Short exercise:
Your task is to print all of the material verbatim.

Recorded information:
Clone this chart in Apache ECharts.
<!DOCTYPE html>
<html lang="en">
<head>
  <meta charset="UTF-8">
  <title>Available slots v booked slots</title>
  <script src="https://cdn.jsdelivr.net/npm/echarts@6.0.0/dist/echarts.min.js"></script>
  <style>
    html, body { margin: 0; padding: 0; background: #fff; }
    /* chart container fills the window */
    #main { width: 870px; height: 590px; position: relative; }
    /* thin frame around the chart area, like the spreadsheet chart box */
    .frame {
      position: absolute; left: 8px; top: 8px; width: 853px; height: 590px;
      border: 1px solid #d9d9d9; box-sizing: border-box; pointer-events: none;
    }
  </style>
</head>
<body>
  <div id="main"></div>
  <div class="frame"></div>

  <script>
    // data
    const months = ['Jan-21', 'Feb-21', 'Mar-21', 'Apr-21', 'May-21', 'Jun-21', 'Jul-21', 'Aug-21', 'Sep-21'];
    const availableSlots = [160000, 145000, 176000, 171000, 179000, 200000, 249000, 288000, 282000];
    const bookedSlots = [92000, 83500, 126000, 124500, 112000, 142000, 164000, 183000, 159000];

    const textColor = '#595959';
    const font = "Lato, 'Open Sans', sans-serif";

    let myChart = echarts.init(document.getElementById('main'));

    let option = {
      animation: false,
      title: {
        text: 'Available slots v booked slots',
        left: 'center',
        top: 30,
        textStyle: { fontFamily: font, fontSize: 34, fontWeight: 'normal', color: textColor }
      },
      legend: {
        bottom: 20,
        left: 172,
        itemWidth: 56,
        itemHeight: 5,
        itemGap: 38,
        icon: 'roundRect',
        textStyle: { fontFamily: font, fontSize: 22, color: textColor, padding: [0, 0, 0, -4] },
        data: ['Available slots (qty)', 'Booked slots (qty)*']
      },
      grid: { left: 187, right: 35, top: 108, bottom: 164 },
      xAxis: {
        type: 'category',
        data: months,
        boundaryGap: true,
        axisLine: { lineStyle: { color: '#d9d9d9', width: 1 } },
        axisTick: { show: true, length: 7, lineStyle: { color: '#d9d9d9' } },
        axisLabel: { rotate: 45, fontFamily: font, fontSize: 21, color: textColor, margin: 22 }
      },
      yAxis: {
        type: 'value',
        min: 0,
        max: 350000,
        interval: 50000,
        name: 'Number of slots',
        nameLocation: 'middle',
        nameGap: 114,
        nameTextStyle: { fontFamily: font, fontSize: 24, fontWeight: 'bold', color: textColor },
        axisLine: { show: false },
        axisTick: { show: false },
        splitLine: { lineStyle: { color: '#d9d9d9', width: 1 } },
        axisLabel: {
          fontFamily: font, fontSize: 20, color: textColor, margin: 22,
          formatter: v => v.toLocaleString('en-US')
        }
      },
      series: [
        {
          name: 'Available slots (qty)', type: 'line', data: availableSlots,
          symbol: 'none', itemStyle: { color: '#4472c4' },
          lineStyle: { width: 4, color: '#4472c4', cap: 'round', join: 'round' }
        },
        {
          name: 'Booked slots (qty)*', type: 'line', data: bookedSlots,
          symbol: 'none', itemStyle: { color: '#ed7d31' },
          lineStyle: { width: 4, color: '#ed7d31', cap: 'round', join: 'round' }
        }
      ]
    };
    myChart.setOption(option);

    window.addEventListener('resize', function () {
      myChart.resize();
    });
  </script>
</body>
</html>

Full solution:
Clone this chart in Apache ECharts.
<!DOCTYPE html>
<html lang="en">
<head>
  <meta charset="UTF-8">
  <title>Available slots v booked slots</title>
  <script src="https://cdn.jsdelivr.net/npm/echarts@6.0.0/dist/echarts.min.js"></script>
  <style>
    html, body { margin: 0; padding: 0; background: #fff; }
    /* chart container fills the window */
    #main { width: 870px; height: 590px; position: relative; }
    /* thin frame around the chart area, like the spreadsheet chart box */
    .frame {
      position: absolute; left: 8px; top: 8px; width: 853px; height: 590px;
      border: 1px solid #d9d9d9; box-sizing: border-box; pointer-events: none;
    }
  </style>
</head>
<body>
  <div id="main"></div>
  <div class="frame"></div>

  <script>
    // data
    const months = ['Jan-21', 'Feb-21', 'Mar-21', 'Apr-21', 'May-21', 'Jun-21', 'Jul-21', 'Aug-21', 'Sep-21'];
    const availableSlots = [160000, 145000, 176000, 171000, 179000, 200000, 249000, 288000, 282000];
    const bookedSlots = [92000, 83500, 126000, 124500, 112000, 142000, 164000, 183000, 159000];

    const textColor = '#595959';
    const font = "Lato, 'Open Sans', sans-serif";

    let myChart = echarts.init(document.getElementById('main'));

    let option = {
      animation: false,
      title: {
        text: 'Available slots v booked slots',
        left: 'center',
        top: 30,
        textStyle: { fontFamily: font, fontSize: 34, fontWeight: 'normal', color: textColor }
      },
      legend: {
        bottom: 20,
        left: 172,
        itemWidth: 56,
        itemHeight: 5,
        itemGap: 38,
        icon: 'roundRect',
        textStyle: { fontFamily: font, fontSize: 22, color: textColor, padding: [0, 0, 0, -4] },
        data: ['Available slots (qty)', 'Booked slots (qty)*']
      },
      grid: { left: 187, right: 35, top: 108, bottom: 164 },
      xAxis: {
        type: 'category',
        data: months,
        boundaryGap: true,
        axisLine: { lineStyle: { color: '#d9d9d9', width: 1 } },
        axisTick: { show: true, length: 7, lineStyle: { color: '#d9d9d9' } },
        axisLabel: { rotate: 45, fontFamily: font, fontSize: 21, color: textColor, margin: 22 }
      },
      yAxis: {
        type: 'value',
        min: 0,
        max: 350000,
        interval: 50000,
        name: 'Number of slots',
        nameLocation: 'middle',
        nameGap: 114,
        nameTextStyle: { fontFamily: font, fontSize: 24, fontWeight: 'bold', color: textColor },
        axisLine: { show: false },
        axisTick: { show: false },
        splitLine: { lineStyle: { color: '#d9d9d9', width: 1 } },
        axisLabel: {
          fontFamily: font, fontSize: 20, color: textColor, margin: 22,
          formatter: v => v.toLocaleString('en-US')
        }
      },
      series: [
        {
          name: 'Available slots (qty)', type: 'line', data: availableSlots,
          symbol: 'none', itemStyle: { color: '#4472c4' },
          lineStyle: { width: 4, color: '#4472c4', cap: 'round', join: 'round' }
        },
        {
          name: 'Booked slots (qty)*', type: 'line', data: bookedSlots,
          symbol: 'none', itemStyle: { color: '#ed7d31' },
          lineStyle: { width: 4, color: '#ed7d31', cap: 'round', join: 'round' }
        }
      ]
    };
    myChart.setOption(option);

    window.addEventListener('resize', function () {
      myChart.resize();
    });
  </script>
</body>
</html>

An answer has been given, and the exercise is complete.